* TASK REQUIREMENTS:
Lines holding the string "matplotlib" are the ones to copy; find them all in the data.

— START OF MATERIAL —

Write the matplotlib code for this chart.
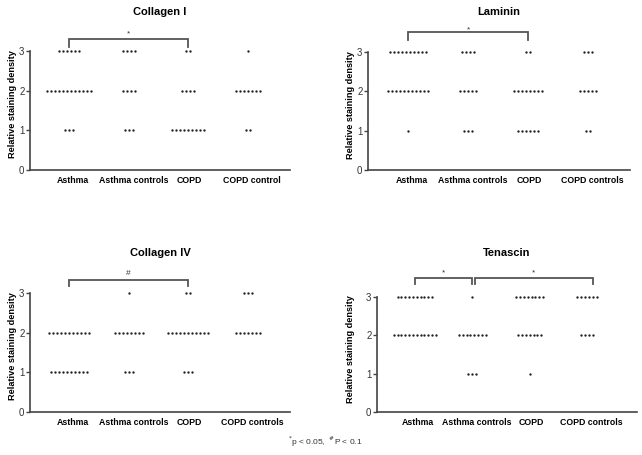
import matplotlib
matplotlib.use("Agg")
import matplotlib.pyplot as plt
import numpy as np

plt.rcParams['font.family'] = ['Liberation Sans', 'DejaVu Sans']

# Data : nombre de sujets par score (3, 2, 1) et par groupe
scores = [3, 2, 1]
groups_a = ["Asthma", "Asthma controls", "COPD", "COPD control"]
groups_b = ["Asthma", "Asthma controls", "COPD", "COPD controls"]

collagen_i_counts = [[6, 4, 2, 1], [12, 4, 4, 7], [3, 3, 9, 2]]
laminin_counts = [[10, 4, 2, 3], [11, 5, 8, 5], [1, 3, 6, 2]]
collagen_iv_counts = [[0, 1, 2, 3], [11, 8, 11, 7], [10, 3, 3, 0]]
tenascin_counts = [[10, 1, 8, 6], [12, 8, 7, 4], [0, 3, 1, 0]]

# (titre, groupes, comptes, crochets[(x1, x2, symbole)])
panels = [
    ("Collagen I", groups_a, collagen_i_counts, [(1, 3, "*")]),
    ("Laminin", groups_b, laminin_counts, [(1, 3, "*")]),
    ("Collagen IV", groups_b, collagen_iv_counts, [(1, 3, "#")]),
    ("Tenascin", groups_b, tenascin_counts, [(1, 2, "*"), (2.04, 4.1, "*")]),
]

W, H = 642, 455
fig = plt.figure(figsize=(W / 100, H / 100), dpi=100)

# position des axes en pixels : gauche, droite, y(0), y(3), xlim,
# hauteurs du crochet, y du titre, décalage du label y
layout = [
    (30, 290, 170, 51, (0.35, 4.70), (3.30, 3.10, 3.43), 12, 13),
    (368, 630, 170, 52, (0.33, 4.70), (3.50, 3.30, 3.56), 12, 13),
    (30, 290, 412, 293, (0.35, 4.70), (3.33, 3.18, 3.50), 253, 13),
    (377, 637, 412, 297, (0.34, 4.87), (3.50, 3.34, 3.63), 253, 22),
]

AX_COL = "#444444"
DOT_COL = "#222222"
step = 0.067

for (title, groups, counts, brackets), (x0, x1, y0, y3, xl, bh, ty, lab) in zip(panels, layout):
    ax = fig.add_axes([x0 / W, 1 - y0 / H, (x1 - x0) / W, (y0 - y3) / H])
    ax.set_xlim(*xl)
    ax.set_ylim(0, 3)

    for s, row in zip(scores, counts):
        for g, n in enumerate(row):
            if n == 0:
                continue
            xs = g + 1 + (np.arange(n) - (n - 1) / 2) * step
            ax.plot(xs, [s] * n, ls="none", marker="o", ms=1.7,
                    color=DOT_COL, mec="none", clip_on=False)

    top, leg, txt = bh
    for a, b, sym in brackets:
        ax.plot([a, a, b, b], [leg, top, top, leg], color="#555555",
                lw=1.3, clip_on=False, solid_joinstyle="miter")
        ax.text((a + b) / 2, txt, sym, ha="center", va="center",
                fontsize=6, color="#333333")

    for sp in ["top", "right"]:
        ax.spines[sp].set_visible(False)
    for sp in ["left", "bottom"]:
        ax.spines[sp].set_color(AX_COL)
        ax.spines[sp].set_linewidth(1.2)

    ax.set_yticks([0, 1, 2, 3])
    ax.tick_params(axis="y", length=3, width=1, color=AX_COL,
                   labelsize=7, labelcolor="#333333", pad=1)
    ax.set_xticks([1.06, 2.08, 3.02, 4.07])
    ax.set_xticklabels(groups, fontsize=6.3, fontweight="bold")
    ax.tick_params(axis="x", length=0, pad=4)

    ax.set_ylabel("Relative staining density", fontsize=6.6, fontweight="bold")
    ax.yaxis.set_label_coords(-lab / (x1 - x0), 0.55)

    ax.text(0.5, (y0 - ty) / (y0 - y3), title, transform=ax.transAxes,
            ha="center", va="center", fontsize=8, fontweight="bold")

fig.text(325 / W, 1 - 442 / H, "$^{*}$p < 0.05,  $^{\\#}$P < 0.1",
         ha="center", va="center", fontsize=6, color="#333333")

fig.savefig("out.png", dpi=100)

— END OF MATERIAL —

* SOLUTION FOR THIS PROBLEM:
Write the matplotlib code for this chart.
import matplotlib
matplotlib.use("Agg")
import matplotlib.pyplot as plt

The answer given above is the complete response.